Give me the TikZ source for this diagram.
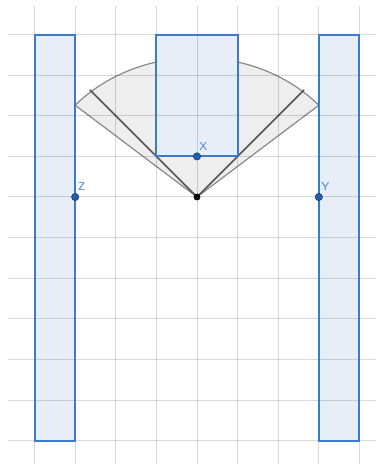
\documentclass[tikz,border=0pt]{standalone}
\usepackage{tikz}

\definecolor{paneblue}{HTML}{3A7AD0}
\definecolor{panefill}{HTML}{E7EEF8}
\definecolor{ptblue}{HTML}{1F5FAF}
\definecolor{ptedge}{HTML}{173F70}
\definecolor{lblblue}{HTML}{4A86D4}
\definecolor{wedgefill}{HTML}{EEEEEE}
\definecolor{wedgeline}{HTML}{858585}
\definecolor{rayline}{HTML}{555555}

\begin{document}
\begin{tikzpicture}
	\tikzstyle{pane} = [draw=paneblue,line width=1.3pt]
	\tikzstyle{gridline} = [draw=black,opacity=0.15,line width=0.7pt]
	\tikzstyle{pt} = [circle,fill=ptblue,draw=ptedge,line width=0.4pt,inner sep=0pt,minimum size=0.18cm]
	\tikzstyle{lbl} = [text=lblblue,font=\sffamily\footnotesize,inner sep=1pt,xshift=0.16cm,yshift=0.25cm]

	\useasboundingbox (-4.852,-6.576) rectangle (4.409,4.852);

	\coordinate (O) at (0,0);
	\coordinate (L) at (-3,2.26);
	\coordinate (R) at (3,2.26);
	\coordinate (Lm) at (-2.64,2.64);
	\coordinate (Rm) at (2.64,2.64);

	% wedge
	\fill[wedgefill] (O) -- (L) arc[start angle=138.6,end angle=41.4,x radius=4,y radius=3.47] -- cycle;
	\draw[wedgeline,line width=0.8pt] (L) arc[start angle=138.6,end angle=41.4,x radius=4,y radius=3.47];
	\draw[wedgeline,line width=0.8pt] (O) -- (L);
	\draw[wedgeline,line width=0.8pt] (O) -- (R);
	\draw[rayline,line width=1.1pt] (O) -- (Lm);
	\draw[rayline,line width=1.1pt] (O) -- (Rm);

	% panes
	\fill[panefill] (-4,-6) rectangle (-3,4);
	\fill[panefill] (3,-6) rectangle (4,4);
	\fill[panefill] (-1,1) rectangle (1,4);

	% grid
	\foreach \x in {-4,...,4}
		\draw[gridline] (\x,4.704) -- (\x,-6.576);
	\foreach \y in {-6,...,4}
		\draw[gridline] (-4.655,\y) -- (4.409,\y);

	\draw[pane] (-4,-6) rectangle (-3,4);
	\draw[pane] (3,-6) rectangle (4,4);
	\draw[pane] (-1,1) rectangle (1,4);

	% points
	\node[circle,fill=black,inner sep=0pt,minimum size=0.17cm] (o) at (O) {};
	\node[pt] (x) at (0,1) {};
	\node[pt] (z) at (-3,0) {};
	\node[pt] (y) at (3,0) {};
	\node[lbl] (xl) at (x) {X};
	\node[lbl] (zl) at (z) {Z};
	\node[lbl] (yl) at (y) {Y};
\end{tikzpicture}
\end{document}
****************************************
→ **WHAT THE TASK ASKS**: Repeat verbatim all the material, but not the pictures.

→ **ANSWER FOR THIS EXERCISE**:
Give me the TikZ source for this diagram.
\documentclass[tikz,border=0pt]{standalone}
\usepackage{tikz}

\definecolor{paneblue}{HTML}{3A7AD0}
\definecolor{panefill}{HTML}{E7EEF8}
\definecolor{ptblue}{HTML}{1F5FAF}
\definecolor{ptedge}{HTML}{173F70}
\definecolor{lblblue}{HTML}{4A86D4}
\definecolor{wedgefill}{HTML}{EEEEEE}
\definecolor{wedgeline}{HTML}{858585}
\definecolor{rayline}{HTML}{555555}

\begin{document}
\begin{tikzpicture}
	\tikzstyle{pane} = [draw=paneblue,line width=1.3pt]
	\tikzstyle{gridline} = [draw=black,opacity=0.15,line width=0.7pt]
	\tikzstyle{pt} = [circle,fill=ptblue,draw=ptedge,line width=0.4pt,inner sep=0pt,minimum size=0.18cm]
	\tikzstyle{lbl} = [text=lblblue,font=\sffamily\footnotesize,inner sep=1pt,xshift=0.16cm,yshift=0.25cm]

	\useasboundingbox (-4.852,-6.576) rectangle (4.409,4.852);

	\coordinate (O) at (0,0);
	\coordinate (L) at (-3,2.26);
	\coordinate (R) at (3,2.26);
	\coordinate (Lm) at (-2.64,2.64);
	\coordinate (Rm) at (2.64,2.64);

	% wedge
	\fill[wedgefill] (O) -- (L) arc[start angle=138.6,end angle=41.4,x radius=4,y radius=3.47] -- cycle;
	\draw[wedgeline,line width=0.8pt] (L) arc[start angle=138.6,end angle=41.4,x radius=4,y radius=3.47];
	\draw[wedgeline,line width=0.8pt] (O) -- (L);
	\draw[wedgeline,line width=0.8pt] (O) -- (R);
	\draw[rayline,line width=1.1pt] (O) -- (Lm);
	\draw[rayline,line width=1.1pt] (O) -- (Rm);

	% panes
	\fill[panefill] (-4,-6) rectangle (-3,4);
	\fill[panefill] (3,-6) rectangle (4,4);
	\fill[panefill] (-1,1) rectangle (1,4);

	% grid
	\foreach \x in {-4,...,4}
		\draw[gridline] (\x,4.704) -- (\x,-6.576);
	\foreach \y in {-6,...,4}
		\draw[gridline] (-4.655,\y) -- (4.409,\y);

	\draw[pane] (-4,-6) rectangle (-3,4);
	\draw[pane] (3,-6) rectangle (4,4);
	\draw[pane] (-1,1) rectangle (1,4);

	% points
	\node[circle,fill=black,inner sep=0pt,minimum size=0.17cm] (o) at (O) {};
	\node[pt] (x) at (0,1) {};
	\node[pt] (z) at (-3,0) {};
	\node[pt] (y) at (3,0) {};
	\node[lbl] (xl) at (x) {X};
	\node[lbl] (zl) at (z) {Z};
	\node[lbl] (yl) at (y) {Y};
\end{tikzpicture}
\end{document}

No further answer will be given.